The complaint says Simmons was left with nothing but the clothes he was wearing after the city conducted its sweep of the encampment where he, Sylverin, and Rivers lived. Simmons is currently homeless and remains fearful that the city will toss out his belongings without notice again.
The lawsuit seeks compensation for lost property and emotional damages along with an injunction "against any future confiscation and destruction of a person’s property without a lawful justification."
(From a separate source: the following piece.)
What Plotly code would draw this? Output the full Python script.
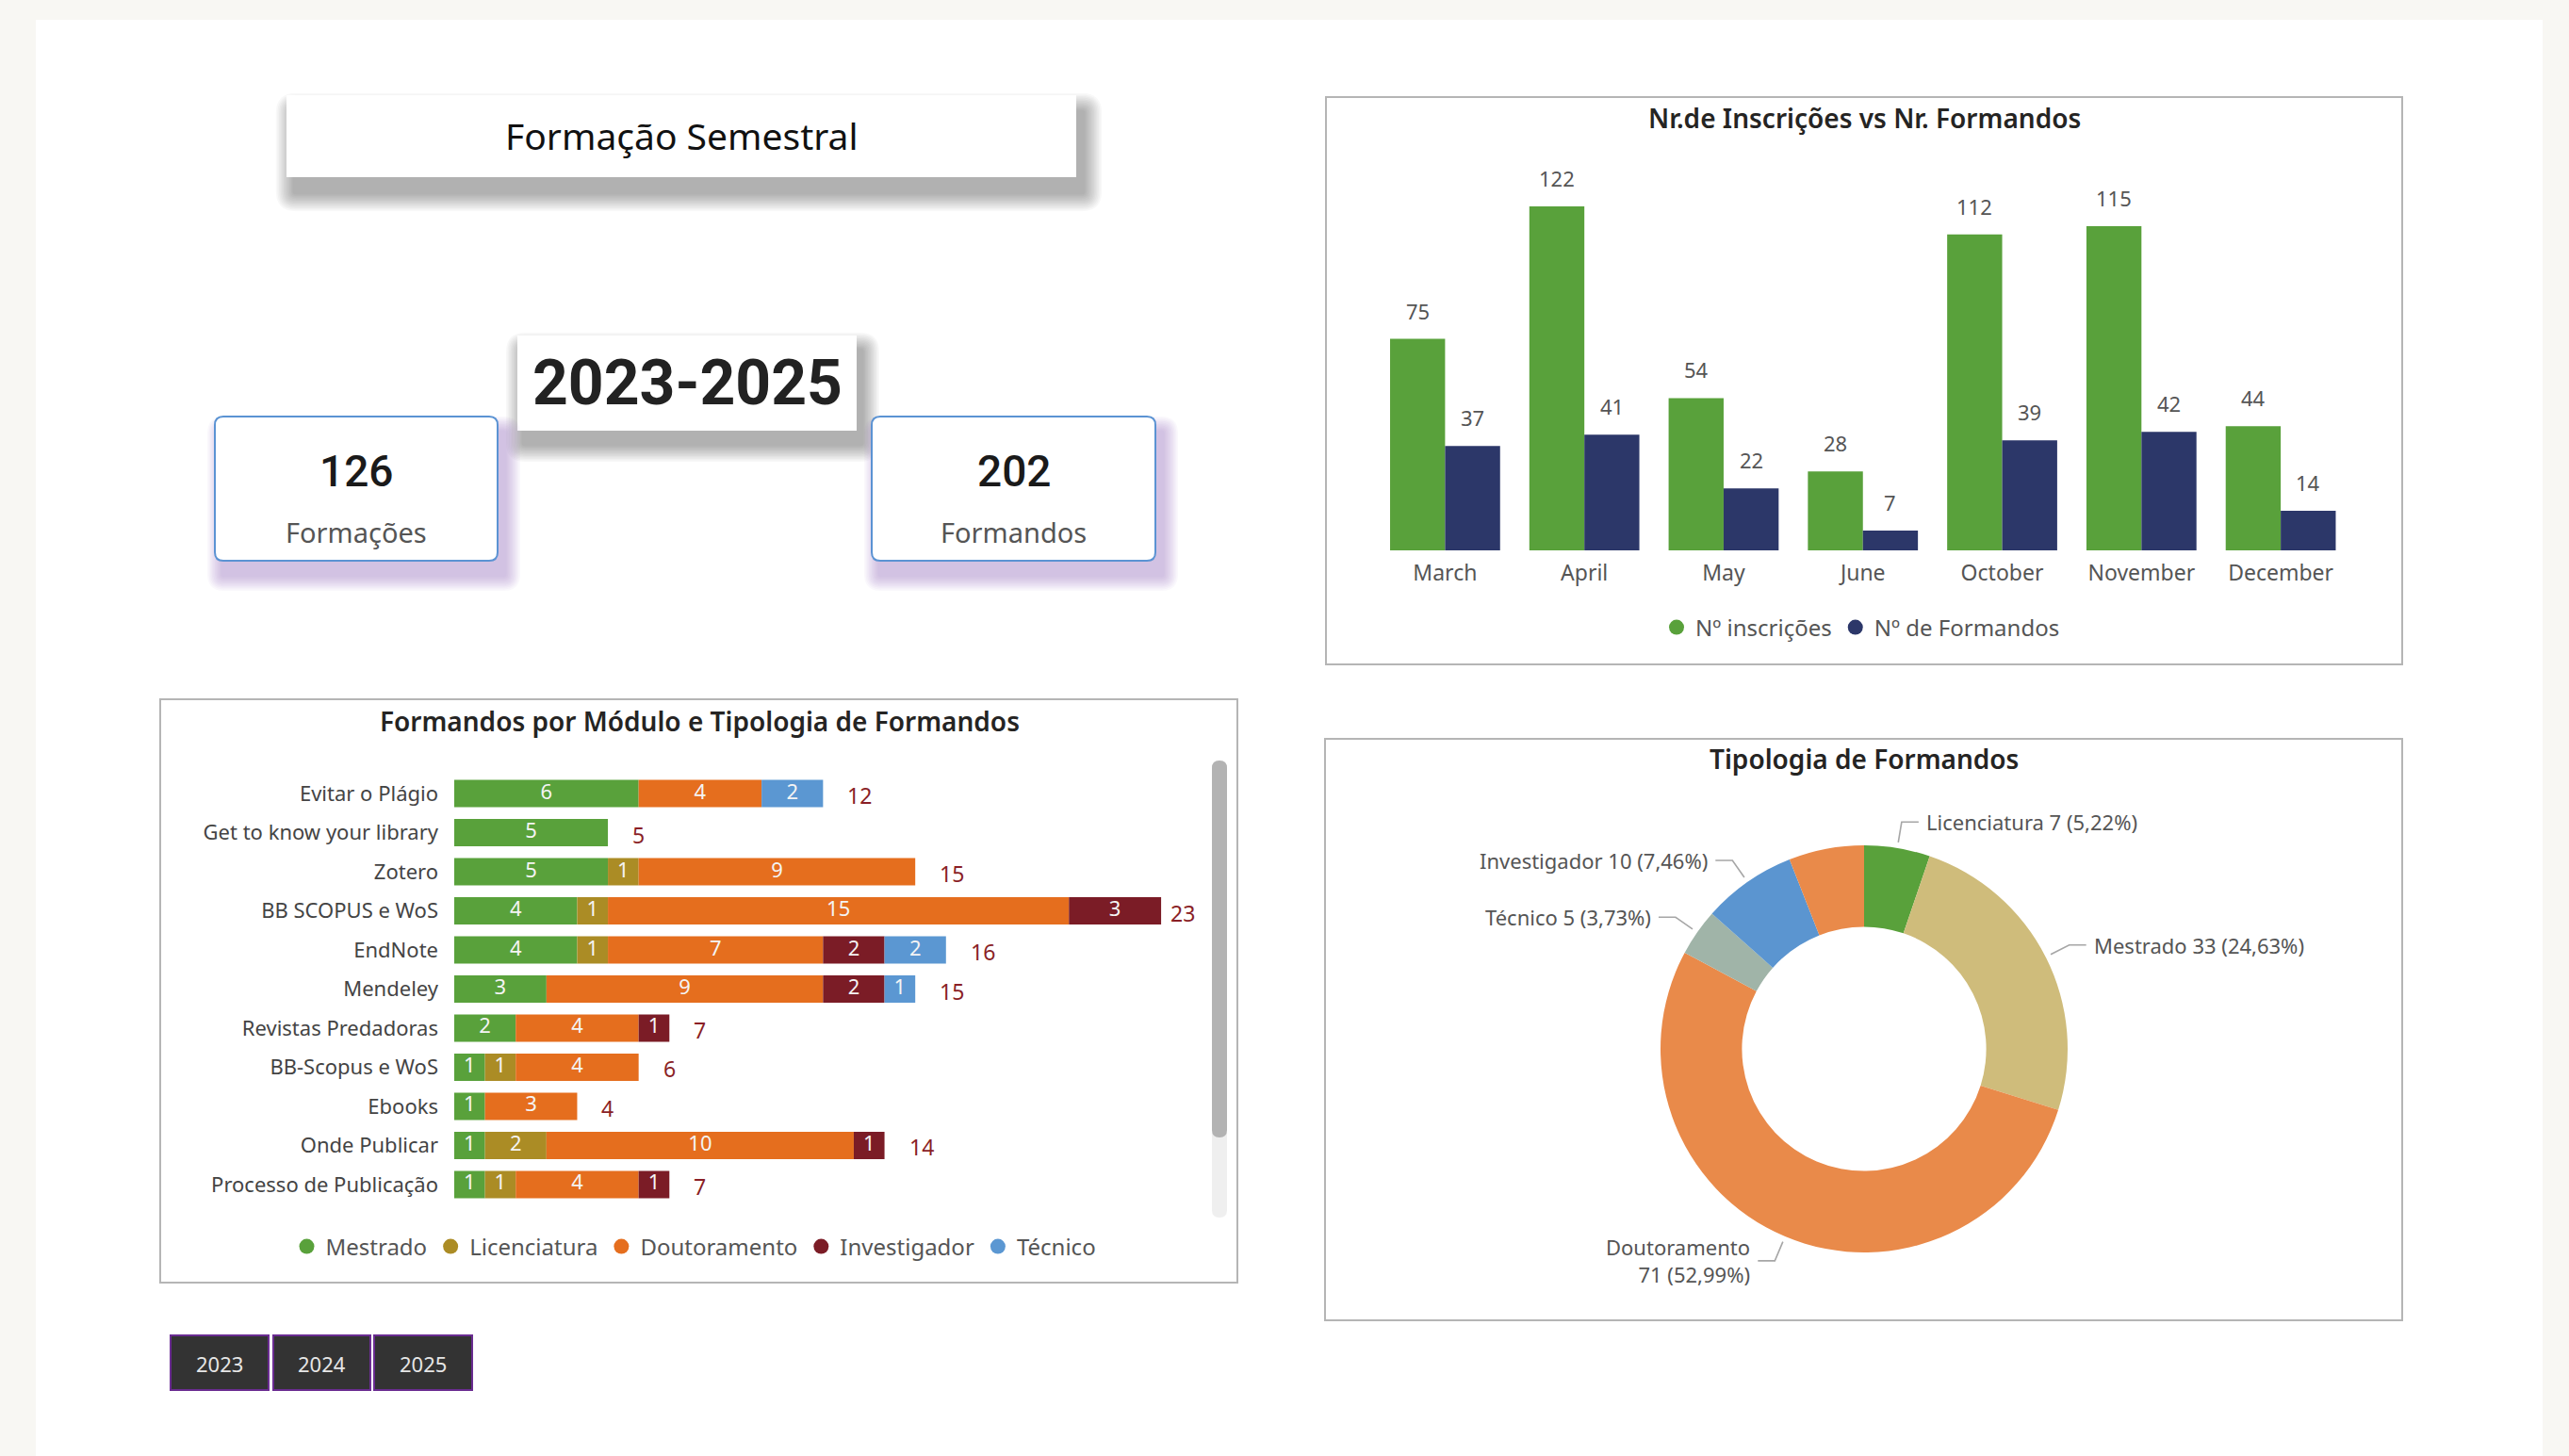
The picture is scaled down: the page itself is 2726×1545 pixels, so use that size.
import math
import plotly.graph_objects as go

W, H = 2726, 1545


def X(px):
    return px / W


def Y(py):
    return 1 - py / H


FONT = "Noto Sans"
NUMFONT = "Roboto"

# ---------------- data ----------------
months = ["March", "April", "May", "June", "October", "November", "December"]
inscricoes = [75, 122, 54, 28, 112, 115, 44]
formandos_mes = [37, 41, 22, 7, 39, 42, 14]

modulos = ["Evitar o Plágio", "Get to know your library", "Zotero", "BB SCOPUS e WoS",
           "EndNote", "Mendeley", "Revistas Predadoras", "BB-Scopus e WoS", "Ebooks",
           "Onde Publicar", "Processo de Publicação"]
mestrado = [6, 5, 5, 4, 4, 3, 2, 1, 1, 1, 1]
licenciatura = [0, 0, 1, 1, 1, 0, 0, 1, 0, 2, 1]
doutoramento = [4, 0, 9, 15, 7, 9, 4, 4, 3, 10, 4]
investigador = [0, 0, 0, 3, 2, 2, 1, 0, 0, 1, 1]
tecnico = [2, 0, 0, 0, 2, 1, 0, 0, 0, 0, 0]

tipologia = ["Licenciatura", "Mestrado", "Doutoramento", "Técnico", "Investigador", "(sem rótulo)"]
tipologia_val = [7, 33, 71, 5, 10, 8]
tipologia_show = [True, True, True, True, True, False]

kpi_values = ["126", "202"]
kpi_labels = ["Formações", "Formandos"]
years = ["2023", "2024", "2025"]
periodo = "2023-2025"
titulo = "Formação Semestral"

# ---------------- colours ----------------
GREEN = "#59a13b"
NAVY = "#2c3769"
C_M = "#59a13b"
C_L = "#ab8c25"
C_D = "#e56e1e"
C_I = "#7b1c26"
C_T = "#5b97d2"
PIE_COLORS = ["#59a13b", "#cfbc7b", "#e98a4a", "#a0b4a8", "#5b95d0", "#e98a4a"]

shapes = []
annotations = []


def rect(x0, y0, x1, y1, fill, line=None, lw=0, layer="below"):
    shapes.append(dict(type="rect", xref="paper", yref="paper",
                       x0=X(x0), x1=X(x1), y0=Y(y1), y1=Y(y0),
                       fillcolor=fill,
                       line=dict(color=line or "rgba(0,0,0,0)", width=lw),
                       layer=layer))


def rrect(x0, y0, x1, y1, r, fill, line=None, lw=0, layer="below"):
    p = (f"M {X(x0 + r)},{Y(y0)} L {X(x1 - r)},{Y(y0)} Q {X(x1)},{Y(y0)} {X(x1)},{Y(y0 + r)} "
         f"L {X(x1)},{Y(y1 - r)} Q {X(x1)},{Y(y1)} {X(x1 - r)},{Y(y1)} "
         f"L {X(x0 + r)},{Y(y1)} Q {X(x0)},{Y(y1)} {X(x0)},{Y(y1 - r)} "
         f"L {X(x0)},{Y(y0 + r)} Q {X(x0)},{Y(y0)} {X(x0 + r)},{Y(y0)} Z")
    shapes.append(dict(type="path", xref="paper", yref="paper", path=p,
                       fillcolor=fill,
                       line=dict(color=line or "rgba(0,0,0,0)", width=lw),
                       layer=layer))


def shadow(x0, y0, x1, y1, dx, dy, rgb, alpha, n, step):
    for k in range(n):
        e = (n - k) * step
        rrect(x0 + dx - e, y0 + dy - e, x1 + dx + e, y1 + dy + e, e + 2,
              f"rgba({rgb},{alpha})")


def text(x, y, s, size, color="#222", family=FONT, weight=None, xanchor="center",
         yanchor="middle", align="center"):
    f = dict(size=size, color=color, family=family)
    if weight:
        f["weight"] = weight
    annotations.append(dict(xref="paper", yref="paper", x=X(x), y=Y(y), text=s,
                            showarrow=False, font=f, xanchor=xanchor, yanchor=yanchor,
                            align=align))


# ---------------- background ----------------
rect(38, 21, 2698, 1545, "#ffffff")

# title box
shadow(304, 101, 1142, 188, 8, 17, "0,0,0", 0.026, 12, 1.6)
rect(304, 101, 1142, 188, "#ffffff")
text(723, 143, titulo, 39, "#111")

# period box
shadow(549, 356, 909, 457, 6, 15, "0,0,0", 0.026, 12, 1.5)
rect(549, 356, 909, 457, "#ffffff")
text(729, 406, periodo, 66, "#222", family=NUMFONT, weight=700)

# KPI cards
for (x0, x1), v, lab in zip([(228, 528), (925, 1226)], kpi_values, kpi_labels):
    shadow(x0, 442, x1, 595, 8, 16, "150,100,195", 0.042, 10, 1.6)
    rrect(x0, 442, x1, 595, 9, "#ffffff", "#5b93d3", 2)
    cx = (x0 + x1) / 2
    text(cx, 500, v, 46, "#1a1a1a", family=NUMFONT, weight=500)
    text(cx, 564, lab, 29, "#555555")

# panels
rect(1407, 103, 2549, 705, "#ffffff", "#b5b5b5", 2)
rect(170, 742, 1313, 1361, "#ffffff", "#b5b5b5", 2)
rect(1406, 784, 2549, 1401, "#ffffff", "#b5b5b5", 2)

# scrollbar
rrect(1286, 807, 1302, 1292, 8, "#efefef")
rrect(1286, 807, 1302, 1207, 8, "#b3b3b3")

# year buttons
for (x0, x1), yr in zip([(181, 285), (290, 393), (397, 501)], years):
    rect(x0, 1417, x1, 1475, "#333333", "#6a2c91", 2)
    text((x0 + x1) / 2, 1447, yr, 22, "#e6e6e6")

# panel titles
text(1978, 125, "Nr.de Inscrições vs Nr. Formandos", 28, "#252423", weight=600)
text(742, 765, "Formandos por Módulo e Tipologia de Formandos", 28, "#252423", weight=600)
text(1978, 805, "Tipologia de Formandos", 28, "#252423", weight=600)

traces = []

# ---------------- chart 1: grouped bars ----------------
BW = 0.395
X1_D0, X1_D1 = 1459.5, 2494
cat_px = (X1_D1 - X1_D0) / len(months)
traces.append(go.Bar(x=months, y=inscricoes, marker=dict(color=GREEN, line=dict(width=0)),
                     offset=-BW, width=BW, xaxis="x", yaxis="y", showlegend=False,
                     name="Nº inscrições"))
traces.append(go.Bar(x=months, y=formandos_mes, marker=dict(color=NAVY, line=dict(width=0)),
                     offset=0, width=BW, xaxis="x", yaxis="y", showlegend=False,
                     name="Nº de Formandos"))
for vals, sgn in [(inscricoes, -1), (formandos_mes, 1)]:
    for m, v in zip(months, vals):
        annotations.append(dict(xref="x", yref="y", x=m, y=v, text=str(v), showarrow=False,
                                xanchor="center", yanchor="bottom",
                                xshift=sgn * BW / 2 * cat_px, yshift=13,
                                font=dict(size=22, color="#555555", family=FONT)))
for nm, col in [("Nº inscrições", GREEN), ("Nº de Formandos", NAVY)]:
    traces.append(go.Scatter(x=[None], y=[None], mode="markers", name=nm,
                             marker=dict(symbol="circle", size=18, color=col),
                             xaxis="x", yaxis="y", legend="legend"))

# ---------------- chart 2: stacked horizontal bars ----------------
X2_D0, X2_D1, X2_MAX = 482, 1281, 24.5
unit_px = (X2_D1 - X2_D0) / X2_MAX
series = [("Mestrado", mestrado, C_M), ("Licenciatura", licenciatura, C_L),
          ("Doutoramento", doutoramento, C_D), ("Investigador", investigador, C_I),
          ("Técnico", tecnico, C_T)]
base = [0] * len(modulos)
for nm, vals, col in series:
    traces.append(go.Bar(y=modulos, x=vals, base=list(base), orientation="h",
                         marker=dict(color=col, line=dict(width=0)),
                         offset=-0.35, width=0.7, xaxis="x2", yaxis="y2",
                         showlegend=False, name=nm))
    mx = [b + v / 2 for b, v in zip(base, vals) if v > 0]
    my = [m for m, v in zip(modulos, vals) if v > 0]
    mt = [str(v) for v in vals if v > 0]
    traces.append(go.Scatter(x=mx, y=my, text=mt, mode="text",
                             textfont=dict(size=22, color="#f4f4f4", family=FONT),
                             xaxis="x2", yaxis="y2", showlegend=False, hoverinfo="skip"))
    base = [b + v for b, v in zip(base, vals)]
    traces.append(go.Scatter(x=[None], y=[None], mode="markers", name=nm,
                             marker=dict(symbol="circle", size=18, color=col),
                             xaxis="x2", yaxis="y2", legend="legend2"))

totals = base
for m, t in zip(modulos, totals):
    end_px = X2_D0 + t * unit_px
    shift = min(24, 1240 - end_px)
    annotations.append(dict(xref="x2", yref="y2", x=t, y=m, text=str(t), showarrow=False,
                            xanchor="left", yanchor="middle", xshift=shift, yshift=-2,
                            font=dict(size=23, color="#8a1f26", family=FONT)))

# ---------------- chart 3: donut ----------------
CX, CY, R = 1978, 1113, 216
traces.append(go.Pie(labels=tipologia, values=tipologia_val, hole=0.6, sort=False,
                     direction="clockwise", rotation=0,
                     marker=dict(colors=PIE_COLORS, line=dict(width=0)),
                     textinfo="none", showlegend=False,
                     domain=dict(x=[X(CX - R), X(CX + R)], y=[Y(CY + R), Y(CY - R)])))

total = sum(tipologia_val)
cum = 0
for lab, v, show in zip(tipologia, tipologia_val, tipologia_show):
    mid = (cum + v / 2) / total * 2 * math.pi
    cum += v
    if not show:
        continue
    s, c = math.sin(mid), math.cos(mid)
    p0 = (CX + (R + 6) * s, CY - (R + 6) * c)
    p1 = (CX + (R + 28) * s, CY - (R + 28) * c)
    side = 1 if s > 0 else -1
    p2 = (p1[0] + side * 18, p1[1])
    shapes.append(dict(type="path", xref="paper", yref="paper",
                       path=f"M {X(p0[0])},{Y(p0[1])} L {X(p1[0])},{Y(p1[1])} L {X(p2[0])},{Y(p2[1])}",
                       line=dict(color="#a6a6a6", width=1.6), layer="above"))
    pct = f"{v / total * 100:.2f}".replace(".", ",")
    if lab == "Doutoramento":
        s_txt = f"{lab}<br>{v} ({pct}%)"
    else:
        s_txt = f"{lab} {v} ({pct}%)"
    text(p2[0] + side * 6, p2[1], s_txt, 22, "#555555",
         xanchor="left" if side > 0 else "right", align="left" if side > 0 else "right")

fig = go.Figure(data=traces)
fig.update_layout(
    width=W, height=H, margin=dict(l=0, r=0, t=0, b=0),
    paper_bgcolor="#f8f7f3", plot_bgcolor="rgba(0,0,0,0)",
    barmode="overlay", font=dict(family=FONT, color="#555555"),
    shapes=shapes, annotations=annotations, hovermode=False,
    xaxis=dict(domain=[X(X1_D0), X(X1_D1)], anchor="y", showgrid=False, zeroline=False,
               showline=False, ticks="", tickfont=dict(size=23, color="#555555"),
               ticklabelstandoff=8, fixedrange=True),
    yaxis=dict(domain=[Y(584), Y(195)], anchor="x", range=[0, 130], visible=False,
               fixedrange=True),
    xaxis2=dict(domain=[X(X2_D0), X(X2_D1)], anchor="y2", range=[0, X2_MAX], visible=False,
                fixedrange=True),
    yaxis2=dict(domain=[Y(1280), Y(819)], anchor="x2", categoryorder="array",
                categoryarray=modulos, autorange="reversed", showgrid=False,
                zeroline=False, showline=False, ticks="",
                tickfont=dict(size=22, color="#444444"), ticklabelstandoff=16,
                fixedrange=True),
    legend=dict(orientation="h", x=X(1975), xanchor="center", y=Y(666), yanchor="middle",
                font=dict(size=24, color="#555555"), bgcolor="rgba(0,0,0,0)",
                itemwidth=30, itemclick=False, itemdoubleclick=False),
    legend2=dict(orientation="h", x=X(737), xanchor="center", y=Y(1323), yanchor="middle",
                 font=dict(size=24, color="#555555"), bgcolor="rgba(0,0,0,0)",
                 itemwidth=30, itemclick=False, itemdoubleclick=False),
)

fig.write_html("out.html", config={"displayModeBar": False},
               post_script="document.body.style.margin='0';document.body.style.overflow='hidden';")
"The plaintiffs in our case hope to bring about change so the city of Miami does not automatically seize and destroy property, individuals are given proper notice, the property is stored, and they are given the opportunity to recover it if it is taken by the city," Hearne tells New Times
In its motion to dismiss, the city claimed that it has written policies in place to ensure homeless Miamians receive notice of encampment clearing projects and are able to pick up belongings collected by the city. According to the city, the plaintiffs cited incidents that were isolated deviations from the city policies and did not rise to the kind of "persistent and widespread" practice that would trigger municipal liability for a violation of civil rights.
The city also claimed the plaintiffs were trying to rehash claims from the court case over the termination of the landmark Pottinger deal.
Judge Bloom noted, however, that the lawsuit describes in detail how the city allegedly falls short of its own written policies and fails to sort through homeless people's belongings when clearing an encampment.
The lawsuit argued that between January 2021 and April 2022, the city produced only two inventory invoices and made only one attempt to notify a homeless person of property being held by the city in connection with encampment cleanups.
The judge said that those stats give rise to the "reasonable inference that homeless individuals’ due process rights to notice are not being observed."
A key issue in the litigation centers around whether the city can show that the area where the plaintiffs resided was contaminated or posed a health risk. In the lawsuit and in past cases over its encampment clearing practices, Miami has consistently argued that workers were unable to sort through or collect belongings because the sites were contaminated with excrement or drug paraphernalia. Judge Bloom noted that it's unclear at this stage whether the argument holds water in the current case, and that it's a factual matter to be resolved at trial.